For C&I, that can be attributed to low payback and lack of awareness opportunities. Large-scale generation certificates are generated after energy is produced and meter readings have to be submitted. With strong market for PPAs, the cost decreased from $80/certificate to $18/certificate. Now in 2020, the Large-scale Renewable Energy Scheme targets have been met and there is poor demand for these certificates. C&I systems are playing catchup to rooftop solar, but its trajectory is much faster.

For installation companies, it is quite a big step to move from smaller residential arrays to larger C&I systems. What are the challenges there?

Capacity, financial resources, connection agreements, network protection, and OHS (Occupational Health and Safety Act) issues such as heat, and physical access to rooftops for installers.

There can be technical challenges with larger C&I installations. How important is selecting the right inverters for the job?

Technical challenges, legal matters, poor contracts, poor quality equipment, and product failures. For example, while in-service, installers are liable to cater for expensive replacement of failed equipment. Having the right inverters for the job is critical, especially in quality and performance. For PPAs, efficiency of the inverter matters, even by a small margin.

Australia is considered one of the leading global markets for residential battery storage. I understand something approaching 300 MWh of residential storage systems were installed in Australia in 2019. What do you say is behind the decision for a homeowner to install a battery with their PV system?

For storage in Australia, no mandatory registration was required until the Distributed Energy Resources register was initiated by AEMO this year, in comparison to countries like the United States, where a permit needs to be issued, making tracking of battery storage installations easier. Australians are early adopters of technology and there is major interest in energy storage. It is a good place to learn and there are state-level government incentives for support such as in South Australia, Victoria, and New South Wales.

A homeowner may install battery storage for economic reasons, energy independence, or the need for backup power. Also, people are now choosing to stay in the same house longer, say roughly 10 years – which also coincides with the payback period of batteries. Batteries provide a strong backup, especially in bushfire and storm blackout situations.

How important is the provision of backup power for Australian households if they do decide to purchase a solar + storage system?

Very important, as it offers independence and security.

Even though prices are coming down, residential storage systems are still not cheap. What can homeowners do if they are installing rooftop PV today but may want to add storage at a later date?

Look for solar rebates, which is an upfront discount. Rebates vary with states also. Australia is at a good place when it comes to battery and inverter pricing, when compared to international markets such as the U.S.

Growatt’s new XH inverter series is ‘storage ready’, how well does this cater to this situation?

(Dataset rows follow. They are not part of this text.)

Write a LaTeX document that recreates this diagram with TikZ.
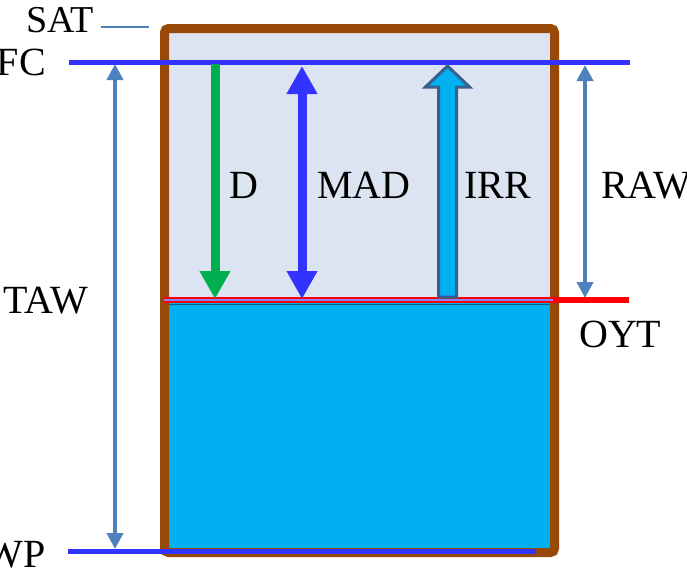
\documentclass[tikz,border=0pt]{standalone}
\usepackage{fontspec}
\setmainfont{Liberation Serif}
\newfontfamily\timesfont{Liberation Serif}
\usetikzlibrary{arrows.meta}
\definecolor{lightfill}{HTML}{DBE4F0}
\definecolor{cyanfill}{HTML}{00B0F0}
\definecolor{brownbox}{HTML}{984807}
\definecolor{lineblue}{HTML}{3333FF}
\definecolor{steel}{HTML}{4F81BD}
\definecolor{darksteel}{HTML}{3A5F8C}
\definecolor{greenarrow}{HTML}{00B050}
\tikzset{
  lbl/.style={inner sep=0pt, font=\timesfont\fontsize{40}{48}\selectfont, text=black},
  levelline/.style={draw=lineblue, line width=5pt},
  thinarrow/.style={draw=steel, line width=4pt, {Triangle[width=16pt,length=16pt]}-{Triangle[width=16pt,length=16pt]}},
  boldarrow/.style={line width=9pt, -{Triangle[width=29pt,length=28pt]}},
}
\begin{document}
\begin{tikzpicture}[x=1pt,y=-1pt]
\useasboundingbox (0,0) rectangle (687,570);
% fills
\fill[lightfill] (164,28) rectangle (554,302);
\fill[cyanfill] (164,302) rectangle (554,553);
\draw[black!45!cyanfill, line width=1pt] (168,304.5) -- (550,304.5);
% container
\draw[brownbox, line width=9pt, rounded corners=4pt] (164.5,28.5) rectangle (554.5,552.5);
% coordinates
\coordinate (fcL) at (69,62);
\coordinate (fcR) at (630,62);
\coordinate (wpL) at (68,551);
\coordinate (wpR) at (536,551);
\coordinate (oytL) at (164,300);
\coordinate (oytBoxR) at (553,300);
\coordinate (oytR) at (629,300);
\coordinate (satL) at (101,27);
\coordinate (satR) at (149,27);
% OYT red line
\draw[red, line width=6pt] (oytL) -- (oytR);
\draw[lineblue!60, line width=1.4pt] (oytL) -- (oytBoxR);
% level lines
\draw[levelline] (fcL) -- (fcR);
\draw[levelline] (wpL) -- (wpR);
\draw[steel, line width=1.5pt] (satL) -- (satR);
% TAW
\coordinate (tawT) at (115,64);
\coordinate (tawB) at (115,549);
\draw[thinarrow] (tawT) -- (tawB);
% RAW
\coordinate (rawT) at (585,65);
\coordinate (rawB) at (585,298);
\draw[thinarrow] (rawT) -- (rawB);
% D
\coordinate (dT) at (215,64);
\coordinate (dB) at (215,299);
\draw[boldarrow, greenarrow] (dT) -- (dB);
% MAD
\coordinate (madT) at (302,66);
\coordinate (madB) at (302,299);
\draw[boldarrow, lineblue, {Triangle[width=29pt,length=28pt]}-{Triangle[width=29pt,length=28pt]}] (madT) -- (madB);
% IRR block arrow
\draw[darksteel, fill=cyanfill, line width=3pt, line join=miter]
  (438.5,297) -- (438.5,87) -- (425.5,87) -- (447.5,66) -- (469.5,87) -- (456.5,87) -- (456.5,297) -- cycle;
% labels
\node[lbl, anchor=base west, font=\timesfont\fontsize{38}{46}\selectfont] (sat) at (26,32) {SAT};
\node[lbl, anchor=base east] (fc) at (46,75) {FC};
\node[lbl, anchor=base west] (taw) at (3,313) {TAW};
\node[lbl, anchor=base east] (wp) at (46,567) {WP};
\node[lbl, anchor=base west] (d) at (229,198) {D};
\node[lbl, anchor=base west] (mad) at (317,198) {MAD};
\node[lbl, anchor=base west] (irr) at (464,198) {IRR};
\node[lbl, anchor=base west] (raw) at (601,198) {RAW};
\node[lbl, anchor=base west] (oyt) at (579,347) {OYT};
\end{tikzpicture}
\end{document}
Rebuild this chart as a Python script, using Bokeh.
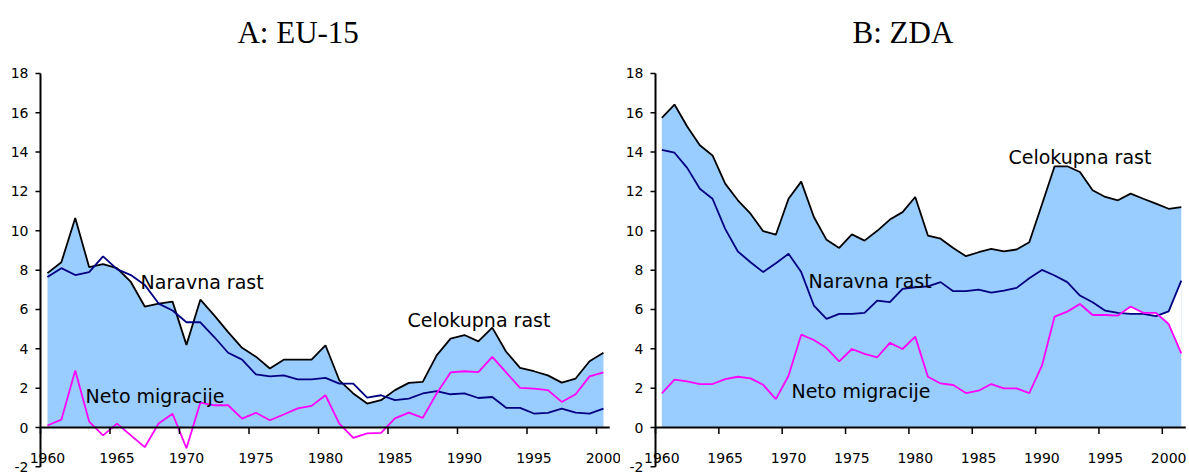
from bokeh.plotting import figure
from bokeh.layouts import row
from bokeh.models import Range1d
from bokeh.core.properties import value
from bokeh.embed import file_html
from bokeh.resources import INLINE

# ---------------- data ----------------
eu_years = list(range(1960, 2001))
eu_total = [7.85, 8.4, 10.65, 8.15, 8.3, 8.1, 7.4, 6.15, 6.3, 6.4,
            4.2, 6.5, 5.7, 4.85, 4.05, 3.6, 3.0, 3.45, 3.45, 3.45,
            4.18, 2.4, 1.73, 1.22, 1.39, 1.9, 2.27, 2.32, 3.67, 4.52,
            4.7, 4.38, 5.08, 3.85, 3.03, 2.86, 2.65, 2.28, 2.49, 3.37,
            3.8]
eu_natural = [7.65, 8.1, 7.75, 7.9, 8.7, 8.05, 7.75, 7.25, 6.3, 5.95,
              5.35, 5.35, 4.6, 3.8, 3.45, 2.7, 2.6, 2.65, 2.45, 2.45,
              2.52, 2.23, 2.23, 1.52, 1.64, 1.39, 1.47, 1.73, 1.85, 1.69,
              1.73, 1.5, 1.55, 1.0, 1.0, 0.71, 0.74, 0.96, 0.76, 0.71,
              0.96]
eu_migration = [0.1, 0.4, 2.9, 0.3, -0.4, 0.2, -0.4, -1.0, 0.2, 0.7,
                -1.05, 1.27, 1.13, 1.13, 0.45, 0.75, 0.37, 0.66, 0.97, 1.1,
                1.64, 0.2, -0.53, -0.3, -0.27, 0.46, 0.76, 0.49, 1.73, 2.8,
                2.86, 2.82, 3.59, 2.8, 2.01, 1.98, 1.9, 1.3, 1.69, 2.6,
                2.8]

us_years = list(range(1960, 2002))
us_total = [15.74, 16.42, 15.3, 14.35, 13.83, 12.4, 11.55, 10.87, 9.98, 9.8,
            11.63, 12.5, 10.7, 9.54, 9.13, 9.82, 9.5, 10.0, 10.57, 10.95,
            11.72, 9.76, 9.6, 9.13, 8.71, 8.91, 9.08, 8.95, 9.05, 9.42,
            11.34, 13.28, 13.28, 12.99, 12.06, 11.72, 11.55, 11.89, 11.63, 11.38,
            11.12, 11.2]
us_natural = [14.12, 13.97, 13.2, 12.14, 11.63, 10.1, 8.95, 8.4, 7.9, 8.35,
              8.83, 7.9, 6.2, 5.52, 5.78, 5.78, 5.83, 6.45, 6.37, 7.05,
              7.13, 7.17, 7.39, 6.93, 6.93, 7.01, 6.86, 6.96, 7.1, 7.59,
              8.01, 7.73, 7.39, 6.71, 6.37, 5.94, 5.83, 5.78, 5.78, 5.66,
              5.9, 7.47]
us_migration = [1.73, 2.43, 2.34, 2.21, 2.21, 2.46, 2.58, 2.5, 2.17, 1.44,
                2.63, 4.72, 4.45, 4.04, 3.36, 3.99, 3.74, 3.57, 4.3, 3.99,
                4.62, 2.58, 2.24, 2.16, 1.75, 1.87, 2.21, 1.99, 1.99, 1.75,
                3.14, 5.64, 5.89, 6.28, 5.72, 5.72, 5.69, 6.15, 5.83, 5.83,
                5.26, 3.77]

tick_years = [1960, 1965, 1970, 1975, 1980, 1985, 1990, 1995, 2000]
tick_labels = [str(t) for t in tick_years]
y_ticks = [-2, 0, 2, 4, 6, 8, 10, 12, 14, 16, 18]
y_tick_labels = [str(v) for v in y_ticks]

series_labels = ["Celokupna rast", "Naravna rast", "Neto migracije"]
titles = ["A: EU-15", "B: ZDA"]

# ---------------- layout / styling ----------------
FILL = "#99CCFF"
FONT = "DejaVu Sans"
H = 475
SY = 19.67          # px per unit on y
Y0_PX = 427.0       # pixel row of y = 0
Y_BOT = -(H - Y0_PX) / SY
Y_TOP = Y0_PX / SY


def panel(years, total, natural, migration, title, title_pos, label_pos,
          width, axis_px, sx, axis_end, white_from=None):
    x_start = years[0] - axis_px / sx
    x_end = x_start + width / sx
    p = figure(width=width, height=H, output_backend="svg", toolbar_location=None,
               x_range=Range1d(x_start, x_end), y_range=Range1d(Y_BOT, Y_TOP),
               x_axis_location=None, y_axis_location=None,
               min_border=0, min_border_left=0, min_border_right=0,
               min_border_top=0, min_border_bottom=0)
    p.outline_line_color = None
    p.grid.visible = False
    p.background_fill_color = "white"
    x0 = years[0]

    xs = [y + 0.5 for y in years]
    p.varea(x=xs, y1=[0] * len(xs), y2=total, fill_color=FILL)
    if white_from is not None:
        i = years.index(white_from)
        p.varea(x=xs[i:], y1=natural[i:], y2=migration[i:], fill_color="white")

    p.line(xs, total, line_color="black", line_width=1.8)
    p.line(xs, natural, line_color="#000080", line_width=1.8)
    p.line(xs, migration, line_color="#FF00FF", line_width=1.8)

    # x axis at zero
    p.segment(x0=[x0], y0=[0], x1=[axis_end], y1=[0], line_color="black", line_width=2)
    p.segment(x0=tick_years, y0=[0] * len(tick_years), x1=tick_years,
              y1=[-6.5 / SY] * len(tick_years), line_color="black", line_width=1.5)
    p.text(x=[t + 0.5 for t in tick_years], y=[-30 / SY] * len(tick_years), text=tick_labels,
           text_font=value(FONT), text_font_size="14px", text_align="center",
           text_baseline="alphabetic", text_color="black")

    # y axis
    p.segment(x0=[x0], y0=[y_ticks[0]], x1=[x0], y1=[y_ticks[-1]], line_color="black",
              line_width=2)
    p.segment(x0=[x0] * len(y_ticks), y0=y_ticks, x1=[x0 - 5 / sx] * len(y_ticks), y1=y_ticks,
              line_color="black", line_width=1.5)
    p.text(x=[x0 - 12 / sx] * len(y_ticks), y=y_ticks, text=y_tick_labels,
           text_font=value(FONT), text_font_size="14px", text_align="right",
           text_baseline="middle", text_color="black")

    # series labels
    p.text(x=[lp[0] for lp in label_pos], y=[lp[1] for lp in label_pos], text=series_labels,
           text_font=value(FONT), text_font_size="19px", text_align="left",
           text_baseline="alphabetic", text_color="black")

    # title
    p.text(x=[title_pos[0]], y=[title_pos[1]], text=[title],
           text_font=value("Liberation Serif"), text_font_size="31px",
           text_align="left", text_baseline="alphabetic", text_color="black")
    return p


p1 = panel(eu_years, eu_total, eu_natural, eu_migration, titles[0], (1974.17, 20.06),
           [(1986.4, 5.48), (1967.2, 7.41), (1963.24, 1.59)],
           620, 40, 13.9, 2000.95)
p2 = panel(us_years, us_total, us_natural, us_migration, titles[1], (1975.55, 20.06),
           [(1987.86, 13.75), (1972.08, 7.43), (1970.73, 1.84)],
           569, 35, 12.67, 2001.85, white_from=1996)

layout = row(p1, p2)
open("out.html", "w").write(file_html(layout, INLINE))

The Growatt XH hybrid inverter can be installed as a pure solar only grid-connected inverter but has the ability to have energy storage added later. “Storage ready” should be on the minds of all customers when purchasing a solar inverter. Growatt as a mature manufacturer of inverters has a strong relationship with the Australian market and from my experience has good local and international support for their products.

Indeed, way back in 2011, the company had something like 23% residential market share in Australia. How would you say Growatt is perceived by installers in Australia?

Growatt is a mature company as it has been around for a decade. Globally, Germany was an early leader. But China is the leader now as it has narrowed down the market, and it is growing as the dominant supplier with high quality products which are reliable and affordable.

How important is local service in Australia? And how well do you think the Growatt team meets this need?

Very important, as there needs to be no delays in replacements, and supply chains must be efficient. Installers are under pressure. Sometimes they’re unfamiliar with new products and with Growatt’s new system, installers can video call while on-site and receive immediate local assistance. Support is also available while setting up software and metering, which is commissioned through the app, even when there isn’t internet access. My experience with Growatt has been exemplary.